→ Stated goal
From the entries below, gather every line containing the string "this".

→ Entries provided

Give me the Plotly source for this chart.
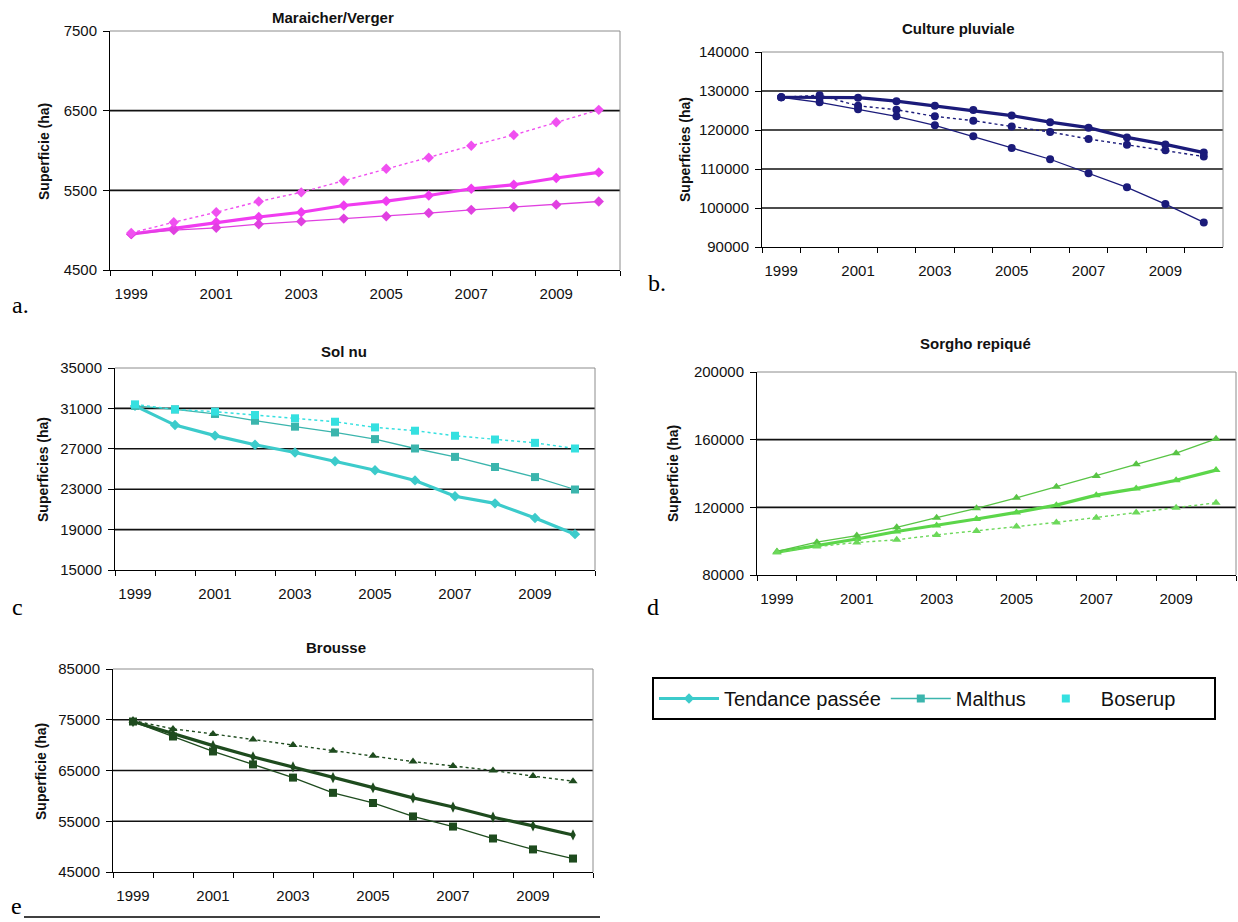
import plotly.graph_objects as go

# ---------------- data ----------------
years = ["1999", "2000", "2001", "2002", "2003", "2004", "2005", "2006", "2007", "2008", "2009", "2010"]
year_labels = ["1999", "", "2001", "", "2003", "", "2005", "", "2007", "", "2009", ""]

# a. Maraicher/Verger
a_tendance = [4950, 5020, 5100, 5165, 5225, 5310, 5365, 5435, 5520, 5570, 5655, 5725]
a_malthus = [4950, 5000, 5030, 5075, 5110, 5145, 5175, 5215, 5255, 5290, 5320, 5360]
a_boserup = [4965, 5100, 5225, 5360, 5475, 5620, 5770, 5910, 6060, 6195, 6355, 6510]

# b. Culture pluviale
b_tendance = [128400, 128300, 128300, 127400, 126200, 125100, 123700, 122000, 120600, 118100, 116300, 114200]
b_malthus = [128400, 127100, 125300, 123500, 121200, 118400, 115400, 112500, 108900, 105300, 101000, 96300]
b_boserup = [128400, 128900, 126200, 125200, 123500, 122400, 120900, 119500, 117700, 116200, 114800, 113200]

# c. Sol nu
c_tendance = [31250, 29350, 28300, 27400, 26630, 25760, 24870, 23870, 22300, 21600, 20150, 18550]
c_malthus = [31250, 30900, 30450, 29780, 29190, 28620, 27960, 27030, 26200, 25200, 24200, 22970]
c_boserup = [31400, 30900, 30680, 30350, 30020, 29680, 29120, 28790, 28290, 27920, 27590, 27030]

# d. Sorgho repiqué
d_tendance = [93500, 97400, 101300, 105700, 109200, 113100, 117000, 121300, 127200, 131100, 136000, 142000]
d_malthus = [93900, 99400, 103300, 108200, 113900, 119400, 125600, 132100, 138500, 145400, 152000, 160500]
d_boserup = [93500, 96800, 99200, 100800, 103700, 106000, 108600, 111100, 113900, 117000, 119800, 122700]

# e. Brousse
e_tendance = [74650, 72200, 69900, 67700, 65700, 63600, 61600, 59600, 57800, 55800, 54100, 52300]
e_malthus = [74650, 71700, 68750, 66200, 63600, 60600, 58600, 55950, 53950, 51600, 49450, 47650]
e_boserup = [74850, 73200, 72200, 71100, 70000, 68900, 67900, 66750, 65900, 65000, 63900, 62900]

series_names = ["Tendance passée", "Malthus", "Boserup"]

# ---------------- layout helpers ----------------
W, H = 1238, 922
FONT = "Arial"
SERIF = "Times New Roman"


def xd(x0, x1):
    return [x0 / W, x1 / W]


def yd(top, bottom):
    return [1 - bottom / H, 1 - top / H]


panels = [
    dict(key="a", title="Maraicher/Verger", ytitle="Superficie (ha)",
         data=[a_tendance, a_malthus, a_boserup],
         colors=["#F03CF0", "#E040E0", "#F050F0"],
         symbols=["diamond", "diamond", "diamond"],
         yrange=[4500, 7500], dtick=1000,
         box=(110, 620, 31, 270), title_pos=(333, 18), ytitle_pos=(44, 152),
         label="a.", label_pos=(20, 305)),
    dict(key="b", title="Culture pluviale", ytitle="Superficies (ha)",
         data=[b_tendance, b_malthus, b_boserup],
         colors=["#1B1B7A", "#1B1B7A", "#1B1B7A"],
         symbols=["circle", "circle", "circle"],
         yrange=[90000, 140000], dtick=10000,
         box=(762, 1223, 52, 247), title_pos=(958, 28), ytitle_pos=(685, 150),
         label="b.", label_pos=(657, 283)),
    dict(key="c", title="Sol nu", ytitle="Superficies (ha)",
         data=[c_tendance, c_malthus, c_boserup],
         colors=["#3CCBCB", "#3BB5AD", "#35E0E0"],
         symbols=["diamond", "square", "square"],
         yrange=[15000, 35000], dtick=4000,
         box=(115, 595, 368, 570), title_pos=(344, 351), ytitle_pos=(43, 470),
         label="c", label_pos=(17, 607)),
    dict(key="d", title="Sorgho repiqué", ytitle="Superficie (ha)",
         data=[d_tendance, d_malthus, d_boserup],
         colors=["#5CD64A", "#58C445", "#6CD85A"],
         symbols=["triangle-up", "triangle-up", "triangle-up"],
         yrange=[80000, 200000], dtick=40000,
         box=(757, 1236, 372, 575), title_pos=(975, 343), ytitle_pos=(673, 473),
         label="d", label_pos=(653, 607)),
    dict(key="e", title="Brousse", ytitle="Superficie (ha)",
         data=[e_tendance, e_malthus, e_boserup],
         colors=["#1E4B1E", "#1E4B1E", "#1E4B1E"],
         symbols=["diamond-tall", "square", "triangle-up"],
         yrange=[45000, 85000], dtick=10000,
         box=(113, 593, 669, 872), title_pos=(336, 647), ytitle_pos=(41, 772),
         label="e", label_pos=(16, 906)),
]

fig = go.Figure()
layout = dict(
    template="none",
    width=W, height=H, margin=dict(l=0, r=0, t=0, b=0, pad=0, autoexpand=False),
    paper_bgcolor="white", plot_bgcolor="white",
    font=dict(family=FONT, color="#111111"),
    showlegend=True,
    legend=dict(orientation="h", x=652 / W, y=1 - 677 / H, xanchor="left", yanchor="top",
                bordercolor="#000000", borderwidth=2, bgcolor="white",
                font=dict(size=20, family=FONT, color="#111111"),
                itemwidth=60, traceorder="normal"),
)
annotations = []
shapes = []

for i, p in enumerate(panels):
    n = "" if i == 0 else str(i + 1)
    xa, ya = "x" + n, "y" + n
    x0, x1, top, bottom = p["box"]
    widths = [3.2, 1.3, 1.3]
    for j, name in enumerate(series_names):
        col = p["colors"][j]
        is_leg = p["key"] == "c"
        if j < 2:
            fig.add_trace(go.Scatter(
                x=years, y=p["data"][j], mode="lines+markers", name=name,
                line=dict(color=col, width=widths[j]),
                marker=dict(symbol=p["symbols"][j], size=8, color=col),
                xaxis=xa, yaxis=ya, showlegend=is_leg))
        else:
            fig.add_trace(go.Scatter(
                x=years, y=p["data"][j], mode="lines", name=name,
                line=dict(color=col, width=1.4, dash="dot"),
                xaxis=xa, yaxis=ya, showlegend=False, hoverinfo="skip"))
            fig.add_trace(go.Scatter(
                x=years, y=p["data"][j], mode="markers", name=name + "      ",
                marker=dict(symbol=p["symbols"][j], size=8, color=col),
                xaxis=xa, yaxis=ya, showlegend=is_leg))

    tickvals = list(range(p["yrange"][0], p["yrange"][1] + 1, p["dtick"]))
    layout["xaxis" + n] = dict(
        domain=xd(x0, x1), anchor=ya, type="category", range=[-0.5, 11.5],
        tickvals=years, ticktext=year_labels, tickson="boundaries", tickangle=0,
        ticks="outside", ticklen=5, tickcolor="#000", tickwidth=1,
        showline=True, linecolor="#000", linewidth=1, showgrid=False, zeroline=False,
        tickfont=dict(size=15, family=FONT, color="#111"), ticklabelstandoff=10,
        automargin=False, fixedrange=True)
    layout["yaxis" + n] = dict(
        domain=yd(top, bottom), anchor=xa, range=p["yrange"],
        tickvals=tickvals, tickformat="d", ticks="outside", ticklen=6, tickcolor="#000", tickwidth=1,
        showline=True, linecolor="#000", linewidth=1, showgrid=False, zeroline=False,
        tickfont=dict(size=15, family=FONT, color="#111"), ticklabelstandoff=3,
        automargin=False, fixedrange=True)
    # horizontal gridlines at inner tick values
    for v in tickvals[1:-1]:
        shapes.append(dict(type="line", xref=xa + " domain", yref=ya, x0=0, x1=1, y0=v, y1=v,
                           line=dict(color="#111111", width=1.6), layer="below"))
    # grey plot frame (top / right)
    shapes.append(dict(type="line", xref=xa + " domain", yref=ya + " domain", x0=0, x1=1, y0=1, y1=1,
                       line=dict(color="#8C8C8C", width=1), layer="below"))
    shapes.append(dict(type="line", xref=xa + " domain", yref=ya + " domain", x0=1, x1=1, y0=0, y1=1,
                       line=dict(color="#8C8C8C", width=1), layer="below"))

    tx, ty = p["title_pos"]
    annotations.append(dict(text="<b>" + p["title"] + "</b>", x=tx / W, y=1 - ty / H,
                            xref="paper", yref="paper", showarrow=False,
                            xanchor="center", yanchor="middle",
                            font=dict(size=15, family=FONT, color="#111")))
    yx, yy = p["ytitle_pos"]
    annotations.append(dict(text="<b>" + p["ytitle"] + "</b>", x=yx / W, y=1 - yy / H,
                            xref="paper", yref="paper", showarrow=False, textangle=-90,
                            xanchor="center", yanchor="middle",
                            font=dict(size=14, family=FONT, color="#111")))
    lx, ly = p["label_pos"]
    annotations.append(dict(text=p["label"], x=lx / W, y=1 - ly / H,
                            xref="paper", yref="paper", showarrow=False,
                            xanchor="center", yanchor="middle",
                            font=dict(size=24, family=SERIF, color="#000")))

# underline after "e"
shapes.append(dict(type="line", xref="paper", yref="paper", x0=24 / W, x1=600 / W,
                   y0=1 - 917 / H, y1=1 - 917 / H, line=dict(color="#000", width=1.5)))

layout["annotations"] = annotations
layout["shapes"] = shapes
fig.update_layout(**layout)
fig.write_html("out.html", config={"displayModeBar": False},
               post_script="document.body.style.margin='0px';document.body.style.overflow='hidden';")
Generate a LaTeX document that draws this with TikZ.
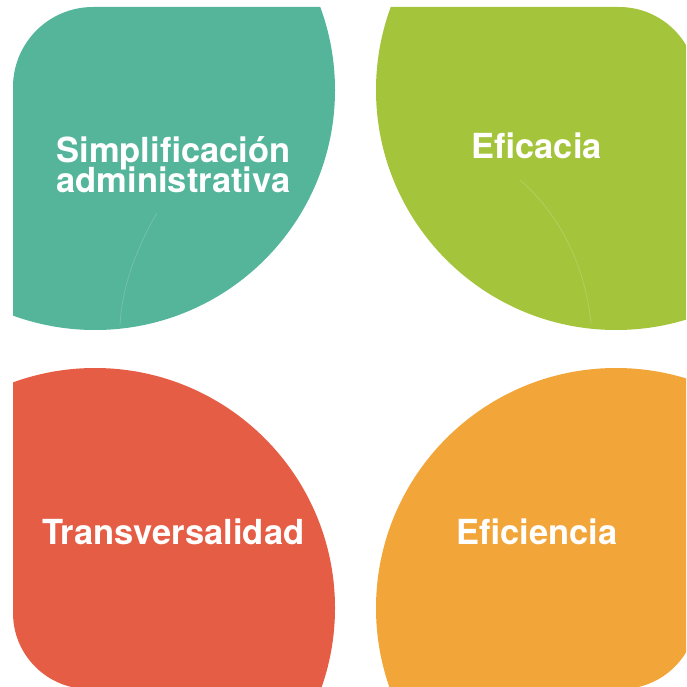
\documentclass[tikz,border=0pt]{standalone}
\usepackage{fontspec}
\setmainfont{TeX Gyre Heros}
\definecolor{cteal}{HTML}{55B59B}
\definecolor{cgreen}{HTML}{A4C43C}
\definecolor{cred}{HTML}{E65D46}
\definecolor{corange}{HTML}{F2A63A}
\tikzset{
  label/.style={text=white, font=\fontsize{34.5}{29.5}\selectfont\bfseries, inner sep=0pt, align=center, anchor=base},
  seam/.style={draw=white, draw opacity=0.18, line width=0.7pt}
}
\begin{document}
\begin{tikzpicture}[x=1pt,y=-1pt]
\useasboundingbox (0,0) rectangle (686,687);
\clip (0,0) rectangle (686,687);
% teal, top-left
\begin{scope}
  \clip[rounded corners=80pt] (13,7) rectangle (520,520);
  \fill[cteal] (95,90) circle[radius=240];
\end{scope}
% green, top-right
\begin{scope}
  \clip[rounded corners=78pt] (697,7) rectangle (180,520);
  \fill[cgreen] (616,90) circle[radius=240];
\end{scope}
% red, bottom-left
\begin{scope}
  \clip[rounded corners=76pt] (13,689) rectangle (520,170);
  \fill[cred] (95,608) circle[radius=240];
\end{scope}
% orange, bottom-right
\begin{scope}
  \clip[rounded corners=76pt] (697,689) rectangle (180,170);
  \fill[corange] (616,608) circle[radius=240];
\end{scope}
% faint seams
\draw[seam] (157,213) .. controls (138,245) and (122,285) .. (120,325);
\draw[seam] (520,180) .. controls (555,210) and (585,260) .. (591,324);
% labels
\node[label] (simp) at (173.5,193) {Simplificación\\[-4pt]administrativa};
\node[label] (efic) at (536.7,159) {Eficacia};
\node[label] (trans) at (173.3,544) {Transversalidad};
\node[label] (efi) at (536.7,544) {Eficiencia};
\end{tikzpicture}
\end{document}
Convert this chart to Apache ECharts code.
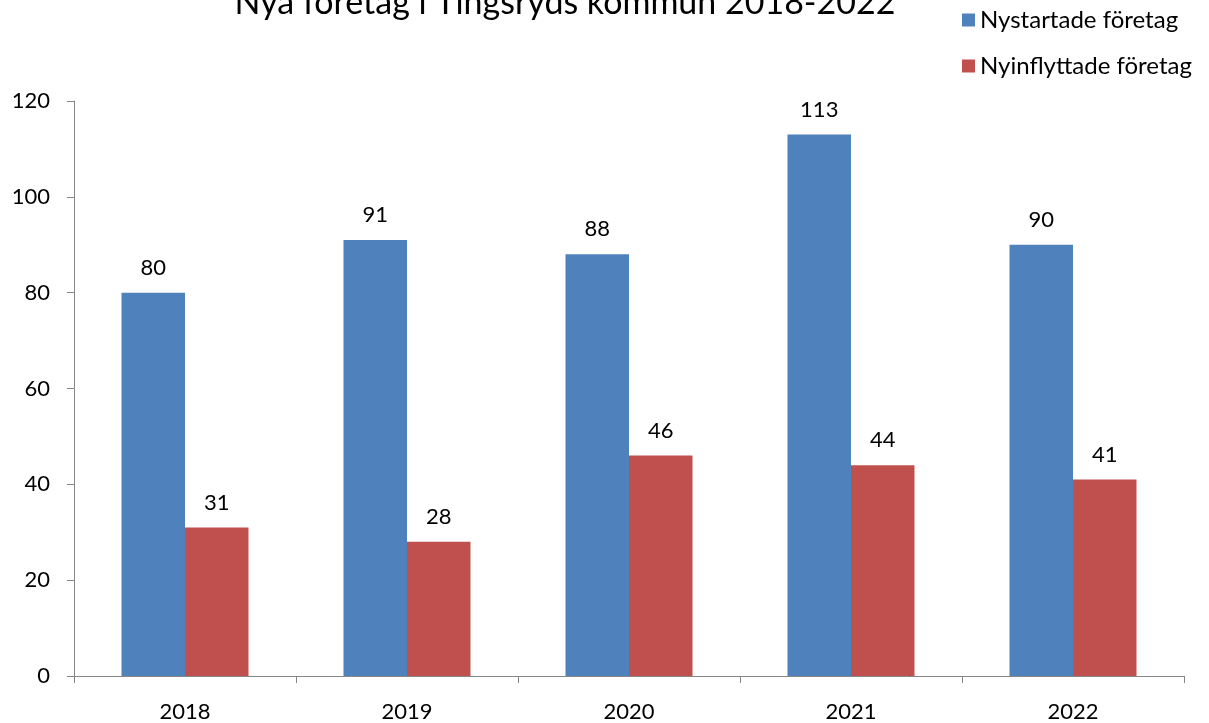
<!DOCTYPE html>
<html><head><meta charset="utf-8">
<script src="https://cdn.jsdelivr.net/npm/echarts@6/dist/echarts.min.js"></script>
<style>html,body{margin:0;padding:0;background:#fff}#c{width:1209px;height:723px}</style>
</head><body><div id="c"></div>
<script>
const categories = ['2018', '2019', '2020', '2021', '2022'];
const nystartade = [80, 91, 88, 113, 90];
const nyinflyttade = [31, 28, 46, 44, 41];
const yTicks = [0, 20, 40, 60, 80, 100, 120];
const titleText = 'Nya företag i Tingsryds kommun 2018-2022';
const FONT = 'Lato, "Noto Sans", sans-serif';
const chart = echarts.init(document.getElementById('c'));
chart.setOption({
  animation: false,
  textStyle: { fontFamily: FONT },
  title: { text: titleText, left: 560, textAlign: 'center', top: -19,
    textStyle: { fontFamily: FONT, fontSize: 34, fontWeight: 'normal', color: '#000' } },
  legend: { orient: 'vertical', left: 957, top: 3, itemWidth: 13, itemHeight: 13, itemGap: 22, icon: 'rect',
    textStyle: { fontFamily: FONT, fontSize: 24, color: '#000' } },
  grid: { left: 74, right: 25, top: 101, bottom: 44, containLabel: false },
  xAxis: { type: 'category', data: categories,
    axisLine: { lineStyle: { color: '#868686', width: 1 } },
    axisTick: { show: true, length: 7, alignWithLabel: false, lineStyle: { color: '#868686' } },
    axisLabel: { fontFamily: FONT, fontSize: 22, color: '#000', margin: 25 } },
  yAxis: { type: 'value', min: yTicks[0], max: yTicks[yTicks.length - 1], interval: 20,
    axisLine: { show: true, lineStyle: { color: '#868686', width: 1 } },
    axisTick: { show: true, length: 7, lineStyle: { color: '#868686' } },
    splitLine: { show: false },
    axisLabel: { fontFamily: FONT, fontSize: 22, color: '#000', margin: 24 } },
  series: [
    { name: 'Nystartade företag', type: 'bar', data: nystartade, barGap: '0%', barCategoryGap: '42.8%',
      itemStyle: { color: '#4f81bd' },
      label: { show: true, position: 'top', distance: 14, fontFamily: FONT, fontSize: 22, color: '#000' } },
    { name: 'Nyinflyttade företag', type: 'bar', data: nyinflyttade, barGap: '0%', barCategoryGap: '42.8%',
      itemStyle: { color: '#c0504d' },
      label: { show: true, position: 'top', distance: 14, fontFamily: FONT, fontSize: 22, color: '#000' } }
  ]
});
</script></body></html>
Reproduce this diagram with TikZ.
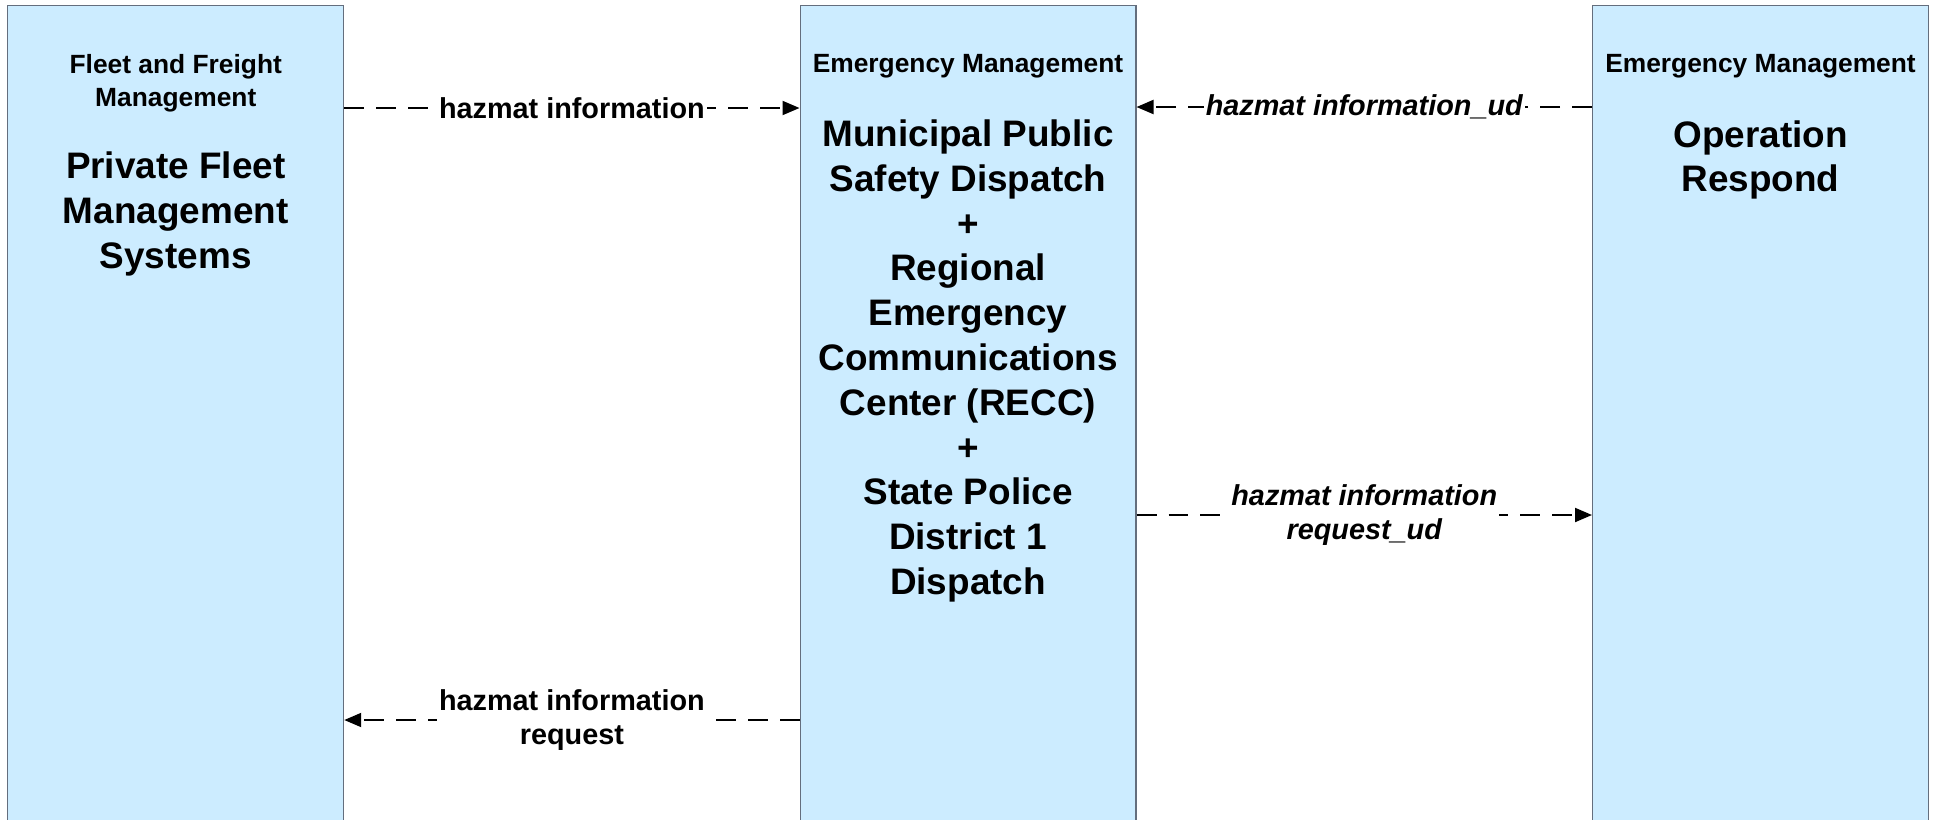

→ Written solution
Give me the Plotly source for this chart.
Generate a LaTeX document that draws this with TikZ.
Convert this chart to Apache ECharts code.
Reproduce this diagram with TikZ.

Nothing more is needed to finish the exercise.